Longtime assistant DA dies of COVID
Russ Broman filed OSHA complaint after getting virus
A longtime assistant district attorney for Allegheny County has died after a weekslong fight with COVID-19, an official at the DA’s office has confirmed.
Russ Broman, 65, died on Tuesday at Allegheny General Hospital, according to DA’s office spokesman Mike Manko. Mr. Broman was in critical condition and on a ventilator for several weeks after contracting the virus in early July.
“Special Assistant District Attorney Russ Broman was a bluecollar, roll-up-your-shirt-sleeves prosecutor who relished working in the service of the residents of Allegheny County and the citizens of the Commonwealth of Pennsylvania,” the DA’s office said in a Facebook post on Tuesday evening.
“As with any workplace, the Allegheny County District Attorneys Office is a family, and this day is especially painful for our family,” the post said.
Mr. Broman was admitted to the Pennsylvania bar in 1985 and began working as a prosecutor at the district attorney’s office in March 1986.
“Russ was a great friend and colleague, and he will be dearly missed,” said Kevin McCarthy, bargaining unit president of the United Steelworkers union that represents assistant district attorneys. “We are all going to miss him, most of all his humor.”
Mr. McCarthy praised Mr. Broman’s “brilliant mind” and the work he did on behalf of the people of the county for many years, pointing to his enthusiasm to help young lawyers during a career spanning several different positions at the DA’s office.

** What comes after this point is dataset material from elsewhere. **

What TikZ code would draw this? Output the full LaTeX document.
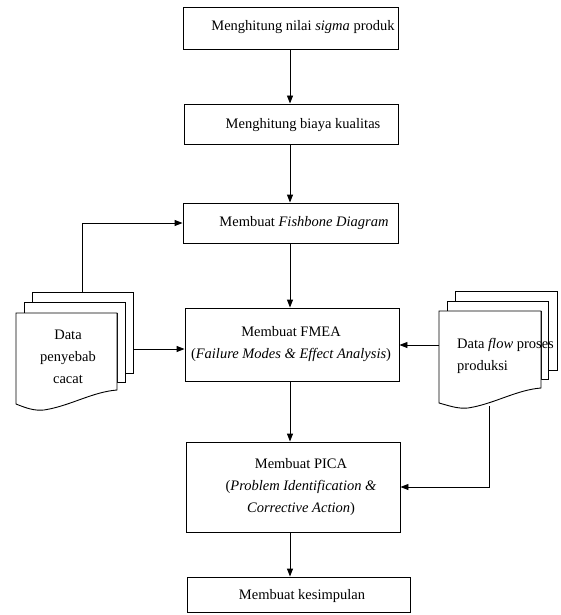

“There was no task he could not overtake and master,” Mr.
McCarthy said.
Mr. Broman had filed a complaint in early July with the Occupational Safety and Health Administration over how the notification process for COVID-19 cases in the county courthouse was handled.
Several other employees at the courthouse, including Assistant District Attorney Ted Dutkowski, had also tested positive for the virus throughout late June and July.
Shortly after Mr. Broman tested positive, Mr. McCarthy said that the courthouse should either be closed or at least have temperature and symptom-checking stations at the courthouse entrances to ensure employee safety.
All of the additional positive tests, Mr. McCarthy said, would have been avoided if the courthouse had been shut down immediately upon notification that an employee was sick.
“That is a sentiment widely held by the DAs, PDs and the defense bar,” Mr. McCarthy said at the time.
Since then, Allegheny County President Judge Kim Berkeley Clark closed two floors in the courthouse in late July after another employee who worked on those floors tested positive.